IPO Basics: How can I get in on an IPO?
The Underwriting Process
Getting a piece of a hot IPO is very difficult, if not impossible. To understand why, we need to know how an IPO is done, a process known as underwriting.
When a company wants to go public, the first thing it does is hire an investment bank. A company could theoretically sell its shares on its own, but realistically, an investment bank is required - it's just the way Wall Street works. Underwriting is the process of raising money by either debt or equity (in this case we are referring to equity). You can think of underwriters as middlemen between companies and the investing public. The biggest underwriters are Goldman Sachs, Merrill Lynch, Credit Suisse First Boston, Lehman Brothers and Morgan Stanley.
The company and the investment bank will first meet to negotiate the deal. Items usually discussed include the amount of money a company will raise, the type of securities to be issued, and all the details in the underwriting agreement. The deal can be structured in a variety of ways. For example, in a "firm commitment," the underwriter guarantees that a certain amount will be raised by buying the entire offer and then reselling to the public. In a "best efforts" agreement, however, the underwriter sells securities for the company but doesn't guarantee the amount raised. Also, investment banks are hesitant to shoulder all the risk of an offering. Instead, they form a syndicate of underwriters. One underwriter leads the syndicate and the others sell a part of the issue.

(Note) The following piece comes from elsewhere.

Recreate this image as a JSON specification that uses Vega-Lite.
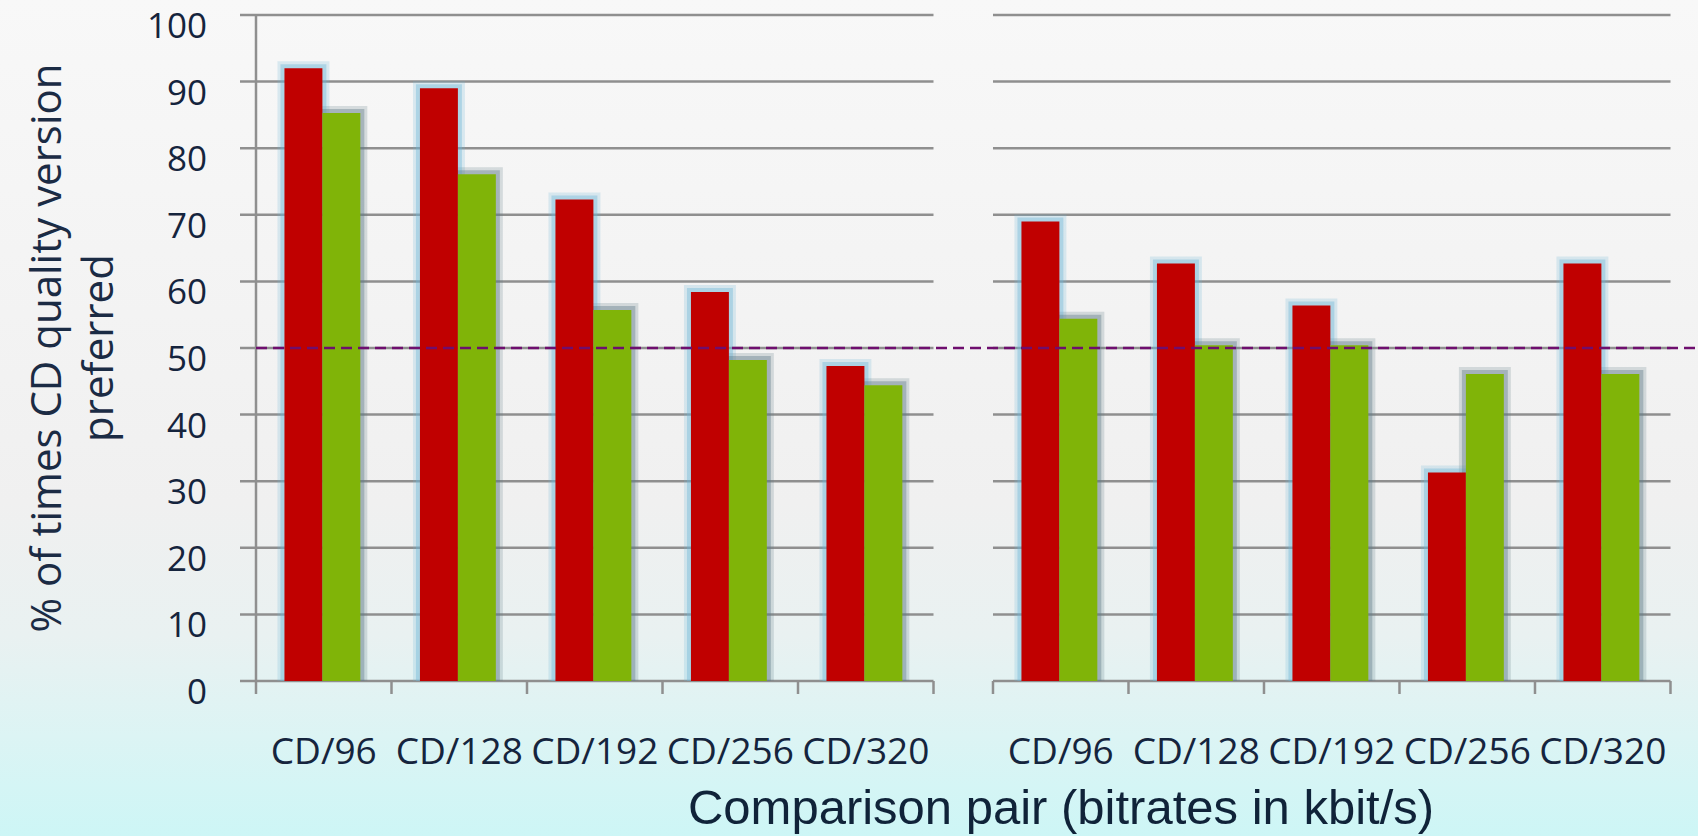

Once all sides agree to a deal, the investment bank puts together a registration statement to be filed with the SEC. This document contains information about the offering as well as company info such as financial statements, management background, any legal problems, where the money is to be used, and insider holdings. The SEC then requires a "cooling off period," in which they investigate and make sure all material information has been disclosed. Once the SEC approves the offering, a date (the effective date) is set when the stock will be offered to the public.
During the cooling off period the underwriter puts together what is known as the red herring. This is an initial prospectus containing all the information about the company except for the offer price and the effective date, which aren't known at that time. With the red herring in hand, the underwriter and company attempt to hype and build up interest for the issue. They go on a road show - also known as the "dog and pony show" - where the big institutional investors are courted.
As the effective date approaches, the underwriter and company sit down and decide on the price. This isn't an easy decision: it depends on the company, the success of the road show, and most importantly, current market conditions. Of course, it's in both parties' interest to get as much as possible.
Finally, the securities are sold on the stock market and the money is collected from investors.
What About Me?
As you can see, the road to an IPO is a long and complicated one. You may have noticed that individual investors aren't involved until the very end. This is because small investors aren't the target market. They don't have the cash and therefore hold little interest for the underwriters.
If underwriters think an IPO will be successful, they'll usually pad the pockets of their favorite institutional client with shares at the IPO price. The only way for you to get shares (known as an IPO allocation) is to have an account with one of the investment banks that is part of the underwriting syndicate. But don't expect to open an account with $1000 and be showered with an allocation. You need to be a frequently trading client with a large account to get in on a hot IPO.
Bottom line, your chances of getting early shares in an IPO are slim to none unless you're on the inside. If you do get shares, it's probably because nobody else wants them. Granted, there are exceptions to every rule and it would be incorrect for us to say that it's impossible. Just keep in mind that the probability isn't high if you are a small investor.